= Carl-Erik Särndal =

Swedish statistician

Carl-Erik Särndal (born 1937) is a Swedish-Canadian statistician. specializing in survey statistics. He held professorial appointments at Umeå University; University of British Columbia, Université de Montréal, and Statistics Sweden, Stockholm. He specialized in survey theory and methodology, especially with applications to official statistics production for a country. He worked, periodically, as researcher, expert and/or consultant, at national statistical agencies: Statistics Canada (Ottawa), Statistics Sweden (Stockholm) and Statistics Finland (Helsinki).
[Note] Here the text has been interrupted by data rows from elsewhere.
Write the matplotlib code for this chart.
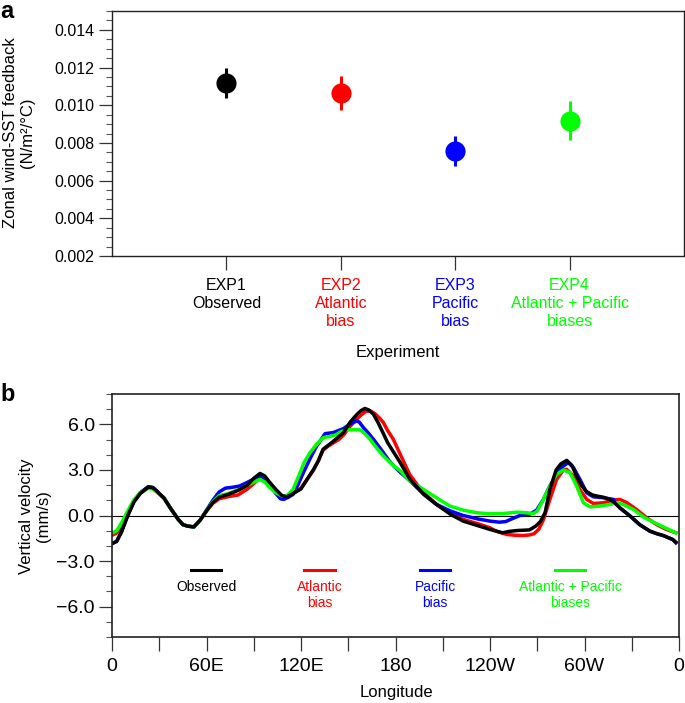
import matplotlib
matplotlib.use("Agg")
import matplotlib.pyplot as plt
from matplotlib.ticker import MultipleLocator, FuncFormatter, FixedLocator

plt.rcParams['font.family'] = ['Liberation Sans', 'DejaVu Sans']

# ---------------- Panel a data ----------------
experiments = ["EXP1\nObserved", "EXP2\nAtlantic\nbias", "EXP3\nPacific\nbias",
               "EXP4\nAtlantic + Pacific\nbiases"]
exp_colors = ["#000000", "#FF0000", "#0000FF", "#00FF00"]
feedback = [0.01119, 0.01066, 0.00757, 0.00918]
feedback_err = [0.0008, 0.0009, 0.0008, 0.00105]

# ---------------- Panel b data ----------------
lon_obs = [0, 3, 6, 10, 14, 18, 23, 26, 29, 33, 37, 42, 45, 48, 52, 56, 60, 64, 68, 74, 80, 86, 90,
           94, 97, 100, 104, 108, 111, 115, 120, 124, 128, 131, 134, 137, 140, 144, 147, 151, 155,
           158, 160.6, 163, 166, 169, 172, 175, 179, 183, 189, 194, 198, 206, 215, 223, 232, 240,
           248, 252, 257, 265, 269, 272, 275, 278, 282, 285, 288.7, 292, 295, 298, 301, 305, 308,
           312, 316, 319, 322.5, 329, 335, 341.5, 346, 350, 356, 358]
w_obs = [-1.85, -1.7, -1.1, 0.0, 0.9, 1.45, 1.87, 1.83, 1.55, 1.15, 0.5, -0.25, -0.6, -0.7, -0.75,
         -0.3, 0.3, 0.85, 1.2, 1.4, 1.65, 2.0, 2.45, 2.77, 2.6, 2.2, 1.72, 1.3, 1.23, 1.45, 1.75,
         2.4, 3.04, 3.6, 4.36, 4.6, 4.84, 5.2, 5.46, 6.12, 6.6, 6.9, 7.05, 6.95, 6.67, 6.1, 5.46,
         4.8, 4.14, 3.48, 2.4, 1.85, 1.39, 0.73, 0.07, -0.37, -0.66, -0.92, -1.14, -1.05, -0.99,
         -0.95, -0.7, -0.4, 0.2, 1.72, 3.0, 3.4, 3.63, 3.3, 2.6, 2.0, 1.6, 1.35, 1.28, 1.2, 1.06,
         0.85, 0.5, -0.04, -0.6, -1.03, -1.2, -1.32, -1.58, -1.75]

lon_atl = [0, 3, 6, 10, 14, 18, 23, 26, 29, 33, 37, 42, 45, 48, 52, 56, 60, 64, 68, 74, 80, 86, 90,
           94, 97, 100, 104, 108, 111, 115, 120, 124, 128, 131, 134, 137, 140, 144, 147, 151, 155,
           158, 161, 164, 167, 170, 172.3, 175, 178.6, 183, 189, 194, 198, 206, 215, 223, 232, 240,
           244, 250.7, 256, 261, 265, 268, 271, 274, 278, 282.3, 286.6, 288.7, 293, 297, 301.4,
           305.6, 312, 318, 322.5, 327, 333, 339.5, 345.8, 352, 358]
w_atl = [-1.3, -1.15, -0.7, 0.1, 0.95, 1.5, 1.85, 1.8, 1.5, 1.15, 0.5, -0.25, -0.6, -0.7, -0.75,
         -0.3, 0.3, 0.8, 1.1, 1.25, 1.35, 1.75, 2.1, 2.5, 2.35, 2.0, 1.6, 1.3, 1.25, 1.45, 1.8, 2.4,
         3.0, 3.6, 4.3, 4.55, 4.75, 5.0, 5.3, 5.85, 6.3, 6.6, 6.85, 6.89, 6.7, 6.4, 6.12, 5.6, 5.02,
         4.03, 2.7, 2.0, 1.5, 0.73, 0.18, -0.26, -0.53, -0.81, -1.03, -1.25, -1.3, -1.32, -1.28,
         -1.2, -0.9, -0.26, 1.06, 2.38, 3.0, 3.04, 2.6, 1.72, 1.06, 0.79, 0.84, 1.01, 1.06, 0.84,
         0.4, -0.15, -0.6, -0.92, -1.14]

lon_pac = [0, 3, 6, 10, 14, 18, 23, 26, 29, 33, 37, 42, 45, 48, 52, 56, 60, 64, 68, 72, 76, 81,
           85.5, 90, 94, 97, 100, 104, 107, 109, 112, 115, 118, 121.5, 126, 130, 135.3, 140.5,
           146.9, 151, 155.4, 157, 159.6, 163, 166, 172.3, 176, 179, 183, 189, 198, 206, 215, 223,
           232, 240, 246, 250, 253, 259, 265.5, 269.6, 273.9, 278, 282.3, 286.6, 289.7, 293,
           297.1, 301.4, 305.6, 312, 318.3, 322.5, 329, 335, 341.5, 346, 350, 356, 358]
w_pac = [-1.85, -1.7, -1.05, 0.0, 0.95, 1.5, 1.9, 1.85, 1.55, 1.15, 0.5, -0.25, -0.6, -0.7, -0.75,
         -0.3, 0.35, 1.0, 1.55, 1.8, 1.85, 1.94, 2.16, 2.4, 2.6, 2.4, 2.0, 1.45, 1.1, 1.06, 1.2,
         1.39, 2.0, 2.82, 3.8, 4.58, 5.39, 5.46, 5.72, 6.01, 6.23, 6.15, 5.79, 5.4, 5.02, 4.14, 3.6,
         3.25, 2.85, 2.3, 1.39, 0.73, 0.29, 0.0, -0.22, -0.37, -0.44, -0.4, -0.26, 0.0, 0.1, 0.35,
         1.06, 1.94, 2.71, 3.26, 3.48, 3.15, 2.38, 1.5, 1.23, 1.17, 1.06, 0.5, -0.04, -0.6, -1.03,
         -1.2, -1.32, -1.58, -1.8]

lon_both = [0, 3, 6, 10, 14, 18, 23, 26, 29, 33, 37, 42, 45, 48, 52, 56, 60, 64, 68, 74, 81, 86,
            90, 94, 97, 100, 104, 108, 111, 115, 119.4, 122, 125.7, 130, 134.2, 138.4, 142, 145,
            149, 153, 157.5, 160, 163.8, 168, 172.3, 176, 179, 183, 189, 197.7, 206, 214.6, 223,
            231.6, 240, 248.5, 257, 263, 267.5, 270, 273.9, 278, 282.3, 286.6, 290.8, 295, 299.3,
            303.5, 309.8, 316.2, 320.4, 324.6, 331, 337.3, 343.6, 350, 358]
w_both = [-1.15, -1.0, -0.5, 0.3, 1.05, 1.5, 1.78, 1.75, 1.5, 1.15, 0.5, -0.25, -0.6, -0.7, -0.75,
          -0.3, 0.3, 0.9, 1.3, 1.45, 1.72, 2.0, 2.2, 2.38, 2.2, 1.85, 1.5, 1.28, 1.3, 1.72, 2.82,
          3.5, 4.14, 4.7, 5.13, 5.2, 5.3, 5.5, 5.64, 5.65, 5.64, 5.45, 5.02, 4.45, 3.92, 3.55, 3.25,
          2.95, 2.27, 1.72, 1.17, 0.62, 0.35, 0.18, 0.11, 0.13, 0.22, 0.18, 0.13, 0.29, 1.06, 1.94,
          2.71, 3.0, 2.82, 1.94, 0.84, 0.57, 0.62, 0.73, 0.84, 0.73, 0.4, -0.09, -0.44, -0.75, -1.14]

series_labels = ["Observed", "Atlantic\nbias", "Pacific\nbias", "Atlantic + Pacific\nbiases"]
lon_ticks = [0, 30, 60, 90, 120, 150, 180, 210, 240, 270, 300, 330, 360]
lon_ticklabels = ["0", "", "60E", "", "120E", "", "180", "", "120W", "", "60W", "", "0"]

W, H = 685, 703
fig = plt.figure(figsize=(W / 100, H / 100), dpi=100)

def fx(px):
    return px / W

def fy(py):
    return 1 - py / H

# ---------------- Panel a ----------------
axa = fig.add_axes([fx(112), fy(256), fx(684) - fx(112), fy(11) - fy(256)])
xpos = list(range(1, len(experiments) + 1))
for x, v, e, c in zip(xpos, feedback, feedback_err, exp_colors):
    axa.errorbar([x], [v], yerr=[e], fmt='o', color=c, markersize=14.5, elinewidth=2.2,
                 capsize=0, markeredgewidth=0)
axa.set_xlim(0, 5)
axa.set_ylim(0.002, 0.015)
axa.yaxis.set_major_locator(FixedLocator([0.002, 0.004, 0.006, 0.008, 0.010, 0.012, 0.014]))
axa.yaxis.set_minor_locator(MultipleLocator(0.0005))
axa.yaxis.set_major_formatter(FuncFormatter(lambda v, p: f"{v:.3f}"))
axa.set_xticks(xpos)
axa.set_xticklabels(experiments, fontsize=11.5, linespacing=1.25)
for lab, c in zip(axa.get_xticklabels(), exp_colors):
    lab.set_color(c)
axa.tick_params(axis='y', which='major', direction='out', length=9.5, width=0.9,
                labelsize=11.5, color='#333333', pad=3)
axa.tick_params(axis='y', which='minor', direction='out', length=4.5, width=0.8, color='#555555')
axa.tick_params(axis='x', which='major', direction='out', length=10, width=0.9,
                color='#333333', pad=6)
for s in axa.spines.values():
    s.set_linewidth(1.0)
    s.set_color('#222222')
fig.text(fx(19), fy(133), "Zonal wind-SST feedback\n(N/m²/°C)", rotation=90, ha='center',
         va='center', fontsize=12, linespacing=1.15)
fig.text(fx(398), fy(352), "Experiment", ha='center', va='center', fontsize=12)
fig.text(fx(0), fy(0), "a", ha='left', va='top', fontsize=17, fontweight='bold')

# ---------------- Panel b ----------------
axb = fig.add_axes([fx(112), fy(637), fx(679) - fx(112), fy(394) - fy(637)])
axb.axhline(0, color='black', lw=0.8, zorder=1)
series = [(lon_atl, w_atl, "#FF0000"), (lon_pac, w_pac, "#0000FF"),
          (lon_both, w_both, "#00FF00"), (lon_obs, w_obs, "#000000")]
for lo, w, c in series:
    axb.plot(lo, w, color=c, lw=2.5, solid_joinstyle='round', zorder=2)
axb.set_xlim(0, 360)
axb.set_ylim(-8, 8)
axb.set_xticks(lon_ticks)
axb.set_xticklabels(lon_ticklabels)
axb.yaxis.set_major_locator(FixedLocator([-6, -3, 0, 3, 6]))
axb.yaxis.set_minor_locator(MultipleLocator(1))
axb.yaxis.set_major_formatter(FuncFormatter(lambda v, p: f"{v:.1f}".replace('-', '\u2212')))
axb.tick_params(axis='y', which='major', direction='out', length=9.5, width=0.9,
                labelsize=14, color='#333333', pad=3)
axb.tick_params(axis='y', which='minor', direction='out', length=4.5, width=0.8, color='#555555')
axb.tick_params(axis='x', which='major', direction='out', length=10, width=0.9,
                labelsize=14, color='#333333', pad=5)
for s in axb.spines.values():
    s.set_linewidth(1.2)
    s.set_color('#222222')

leg_x = [0.166, 0.366, 0.570, 0.808]
leg_colors = ["#000000", "#FF0000", "#0000FF", "#00FF00"]
for x, lab, c in zip(leg_x, series_labels, leg_colors):
    axb.plot([x - 0.027, x + 0.027], [0.2757, 0.2757], transform=axb.transAxes, color=c, lw=2.2)
    axb.text(x, 0.236, lab, transform=axb.transAxes, ha='center', va='top', color=c,
             fontsize=10, linespacing=1.2)

fig.text(fx(35), fy(516), "Vertical velocity\n(mm/s)", rotation=90, ha='center', va='center',
         fontsize=12, linespacing=1.2)
fig.text(fx(396), fy(692), "Longitude", ha='center', va='center', fontsize=12)
fig.text(fx(0), fy(383), "b", ha='left', va='top', fontsize=17, fontweight='bold')

fig.savefig("out.png", dpi=100)
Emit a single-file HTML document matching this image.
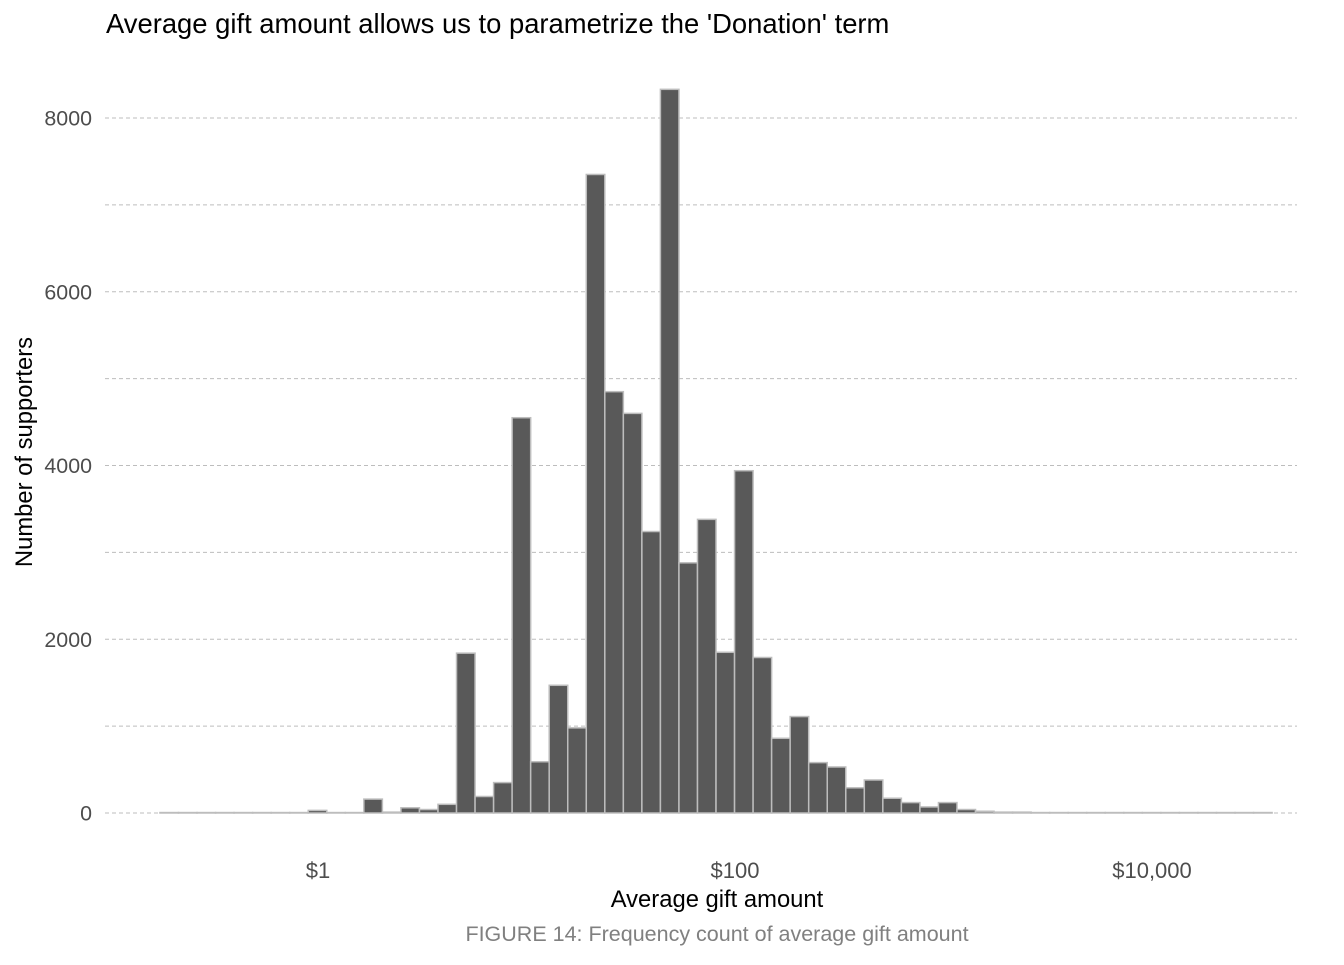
<!DOCTYPE html>
<html><head><meta charset="utf-8"><style>
body{margin:0;background:#fff;width:1344px;height:960px;overflow:hidden;font-family:"Liberation Sans",sans-serif;}
</style></head><body>
<svg id="chart" width="1344" height="960" xmlns="http://www.w3.org/2000/svg" font-family="Liberation Sans, sans-serif">
<text x="106" y="33" font-size="27.4" fill="#000">Average gift amount allows us to parametrize the 'Donation' term</text>
<g id="grid"></g><g id="bars"></g><g id="axes"></g>
<text x="717" y="907" font-size="23.8" text-anchor="middle" fill="#000">Average gift amount</text>
<text transform="translate(32,452) rotate(-90)" font-size="23.8" text-anchor="middle" fill="#000">Number of supporters</text>
<text x="717" y="941" font-size="21.5" text-anchor="middle" fill="#808080">FIGURE 14: Frequency count of average gift amount</text>
</svg>
<script>
const binStartLog = -0.758;
const binWidthLog = 0.0889;
const counts = [5,5,5,5,5,5,5,5,30,5,5,160,10,60,40,100,1840,190,350,4550,590,1470,980,7350,4850,4600,3240,8330,2880,3380,1850,3940,1790,860,1110,580,530,290,380,170,120,70,120,40,20,10,10,5,5,5,5,5,5,5,5,5,5,5,5,5];
const yTicks = [0,2000,4000,6000,8000];
const yGrid = [0,1000,2000,3000,4000,5000,6000,7000,8000];
const xTickVals = [0,2,4];
const xTickLabels = ["$1","$100","$10,000"];
const NS="http://www.w3.org/2000/svg";
const xs = l => 318 + (l-0)*208.5;
const ys = v => 813 - v*695/8000;
function mk(t,a,p){const e=document.createElementNS(NS,t);for(const k in a)e.setAttribute(k,a[k]);p.appendChild(e);return e;}
const grid=document.getElementById('grid'),bars=document.getElementById('bars'),axes=document.getElementById('axes');
yGrid.forEach(v=>{const l=mk('line',{x1:105,x2:1297,y1:ys(v),y2:ys(v),stroke:'#bdbdbd','stroke-width':1,'stroke-dasharray':'4,3'},grid);

});
yTicks.forEach(v=>{const t=mk('text',{x:92,y:ys(v)+7.5,'font-size':21.4,'text-anchor':'end',fill:'#4d4d4d'},axes);t.textContent=v;

});
xTickVals.forEach((v,i)=>{const t=mk('text',{x:xs(v),y:878,'font-size':22,'text-anchor':'middle',fill:'#4d4d4d'},axes);t.textContent=xTickLabels[i];

});
counts.forEach((c,i)=>{const x0=xs(binStartLog+i*binWidthLog),x1=xs(binStartLog+(i+1)*binWidthLog);
const r=mk('rect',{x:x0,y:ys(c),width:x1-x0,height:ys(0)-ys(c),fill:'#595959',stroke:'#bdbdbd','stroke-width':1.5},bars);

});
</script>
</body></html>
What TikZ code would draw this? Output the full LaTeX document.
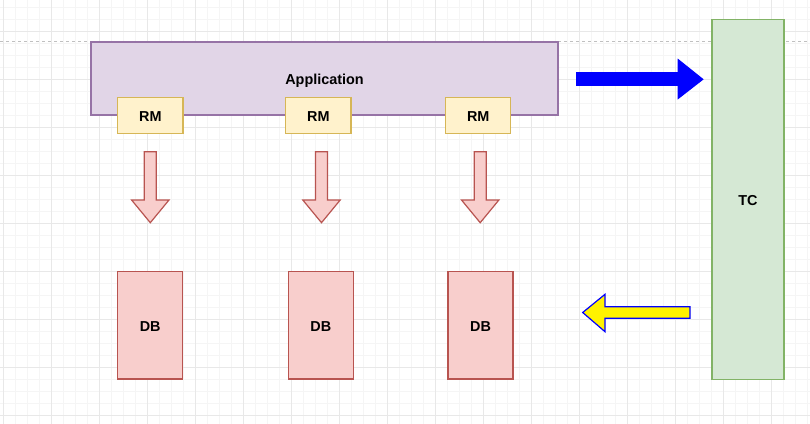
\documentclass[tikz,border=0pt]{standalone}
\usepackage{fontspec}
\setmainfont{Liberation Sans}
\usepackage{tikz}

\definecolor{appfill}{HTML}{E1D5E7}
\definecolor{appline}{HTML}{9673A6}
\definecolor{rmfill}{HTML}{FFF2CC}
\definecolor{rmline}{HTML}{D6B656}
\definecolor{dbfill}{HTML}{F8CECC}
\definecolor{dbline}{HTML}{B85450}
\definecolor{tcfill}{HTML}{D5E8D4}
\definecolor{tcline}{HTML}{82B366}
\definecolor{gridminor}{HTML}{F5F5F5}
\definecolor{gridmajor}{HTML}{E8E8E8}
\definecolor{pageline}{HTML}{C0C0C0}

\tikzset{
  box/.style={shape=rectangle, line width=0.9pt, inner sep=0pt,
    text height=9.5pt, text depth=0pt,
    font=\fontsize{10.8}{12}\selectfont\bfseries},
  appbox/.style={box, draw=appline, fill=appfill},
  rmbox/.style={box, draw=rmline, fill=rmfill, minimum width=49pt, minimum height=27pt},
  dbbox/.style={box, draw=dbline, fill=dbfill, minimum width=48.75pt, minimum height=80.5pt},
  tcbox/.style={box, draw=tcline, fill=tcfill},
  downarrow/.style={draw=dbline, fill=dbfill, line width=0.9pt, line join=miter},
}

\begin{document}
\begin{tikzpicture}[x=0.75pt, y=-0.75pt]
\useasboundingbox (0,0) rectangle (810,424);
\fill[white] (0,0) rectangle (810,424);

% grid
\foreach \gx in {3.7,15.7,...,810} \draw[gridminor, line width=0.75pt] (\gx,0) -- (\gx,424);
\foreach \gy in {7.5,19.5,...,424} \draw[gridminor, line width=0.75pt] (0,\gy) -- (810,\gy);
\foreach \gx in {3.7,51.7,...,810} \draw[gridmajor, line width=0.75pt] (\gx,0) -- (\gx,424);
\foreach \gy in {31.5,79.5,...,424} \draw[gridmajor, line width=0.75pt] (0,\gy) -- (810,\gy);
\draw[pageline, line width=0.75pt, dash pattern=on 2.25pt off 2.25pt] (0,42) -- (810,42);

\node[appbox, minimum width=350.25pt, minimum height=54.75pt] (app) at (324.5,78.5) {Application};
\node[tcbox, minimum width=54pt, minimum height=270.5pt] (tc) at (748,199.5) {TC};

\node[rmbox] (rm1) at (150.3,115.3) {RM};
\node[rmbox] (rm2) at (318.3,115.3) {RM};
\node[rmbox] (rm3) at (478.2,115.3) {RM};

\node[dbbox] (db1) at (150.2,325.3) {DB};
\node[dbbox] (db2) at (320.8,325.3) {DB};
\node[dbbox] (db3) at (480.5,325.3) {DB};

% block arrows
\foreach \ax in {150.3,321.5,480.2}
  \draw[downarrow] (\ax-6,151.7) -- (\ax+6,151.7) -- (\ax+6,200) -- (\ax+18.7,200)
    -- (\ax,222.7) -- (\ax-18.7,200) -- (\ax-6,200) -- cycle;

\draw[draw=blue, fill=blue, line width=0.9pt, line join=miter]
  (576.7,72.8) -- (678.3,72.8) -- (678.3,59.8) -- (702.7,79.3) -- (678.3,98.3)
  -- (678.3,85.3) -- (576.7,85.3) -- cycle;

\draw[draw=blue, fill=yellow, line width=0.9pt, line join=miter]
  (690,306.7) -- (605,306.7) -- (605,294.3) -- (582.7,312.5) -- (605,331.7)
  -- (605,318.3) -- (690,318.3) -- cycle;

\end{tikzpicture}
\end{document}
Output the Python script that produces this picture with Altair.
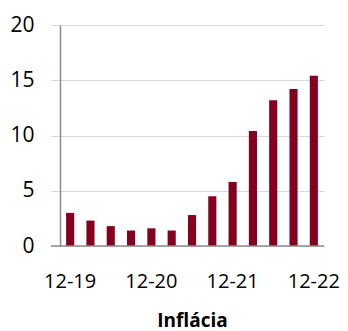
import altair as alt
import pandas as pd

periods = ["12-19", "03-20", "06-20", "09-20", "12-20", "03-21", "06-21",
           "09-21", "12-21", "03-22", "06-22", "09-22", "12-22"]
inflation = [3.0, 2.3, 1.8, 1.4, 1.6, 1.4, 2.8, 4.5, 5.8, 10.4, 13.2, 14.2, 15.4]

df = pd.DataFrame({"period": periods, "value": inflation})

font = "Open Sans"

chart = alt.Chart(df).mark_bar(color="#85001F").encode(
    x=alt.X("period:N", sort=periods,
            scale=alt.Scale(paddingInner=0.6, paddingOuter=0.3),
            axis=alt.Axis(title="Inflácia", titleFont=font, titleFontSize=19,
                          titleFontWeight="bold", titleColor="#000000", titlePadding=20,
                          labelExpr="substring(datum.label,0,2)=='12' ? datum.label : ''",
                          labelAngle=0, labelFont=font, labelFontSize=20,
                          labelColor="#000000", labelPadding=25, ticks=False,
                          domain=False, grid=False)),
    y=alt.Y("value:Q", scale=alt.Scale(domain=[0, 20], nice=False),
            axis=alt.Axis(title=None, values=[0, 5, 10, 15, 20], labelFont=font,
                          labelFontSize=21, labelColor="#000000", labelPadding=17,
                          tickSize=9, tickColor="#d9d9d9", gridColor="#d9d9d9",
                          domainColor="#8c8c8c", domainWidth=1.5)),
)

baseline = alt.Chart(pd.DataFrame({"y": [0]})).mark_rule(color="#8c8c8c", strokeWidth=1.5).encode(
    y="y:Q", x=alt.value(-9), x2=alt.value(264)
)

final = alt.layer(chart, baseline).properties(
    width=264, height=221,
    autosize=alt.AutoSizeParams(type="none"),
    padding={"left": 52, "top": 17, "right": 16, "bottom": 85},
).configure_view(stroke=None)

final.save("out.html", embed_options={"renderer": "svg", "actions": False})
== Education and professional years ==
Carl-Erik Särndal grew up in Sweden. He attended Lund University, where he earned a Bachelor of Science degree in 1957, and a PhD in statistics in 1962. He was a professor at the Department of Statistics, Umeå University, Sweden, 1967–1970; Division of Management Science, Faculty of Commerce & Business Administration,
University of British Columbia, Vancouver, 1970–1980; Département de mathématiques et de statistique, Université de Montréal, 1980–1997; Statistics Sweden, 1997–2002.

== Research ==
Model assisted design-based inference; uses of auxiliary information in estimation; generalized regression (GREG) estimation; calibration weighting, in particular for survey nonresponse; critical examination of the probability sampling paradigm.

== Honours and awards ==
- Fellow, American Statistical Association, 1973.
- Honorary member, Finnish Statistical Society, 1995.
- Honorary doctor's degree (filosofie hedersdoktor), Örebro University, Sweden, 2000.
- Honorary Member, Statistical Society of Canada, 2002.
- Waksberg Award, by American Statistical Association and Statistics Canada, to prominent survey methodology statistician, 2007.
- Jerzy Neyman Medal, Polish Statistical Association, 2018.
- Honorary doctor's degree, Université de Neuchâtel, Switzerland, 2022.

== Select bibliography ==
=== Books ===
- C.M. Cassel, C.E. Särndal, J. Wretman (1977), Foundations of Inference in Survey Sampling. New York: Wiley, 192 pp.
- C.E. Särndal, B. Swensson, J. Wretman (1992), Model Assisted Survey Sampling. New York: Springer-Verlag, 695 pp, in paperback 2003.
- C.E. Särndal, S. Lundström (2005), Estimation in Surveys with Nonresponse. New York: Wiley, 212 pp.

=== Selected articles ===
- C.M. Cassel, C.E. Särndal and J.H. Wretman (1976), Some results on generalized difference estimation and generalized regression estimation for finite populations. Biometrika, 63, 615- 620.
- J.C. Deville, C.E. Särndal (1992), Calibration estimators in survey sampling. Journal of the American Statistical Association, 87, 376–382.
- C.E. Särndal (2007). The calibration approach in survey theory and practice. Survey Methodology Journal, 33(2), 99–119.

=== Further reading ===
- R. Platek and C.E. Särndal (2001). Can a statistician deliver? Journal of Official Statistics, 17(1), 1–127, with discussions and rejoinder.
- P.S. Kott (2005). An interview with the authors of Model Assisted Survey Sampling. Journal of Official Statistics, 21(2), 171–182.
- D. Devaud and Y. Tillé (2019). Deville and Särndal's calibration: revisiting a 25-year-old successful optimization problem, TEST, 28(4), 1033–1091, with discussions and rejoinder.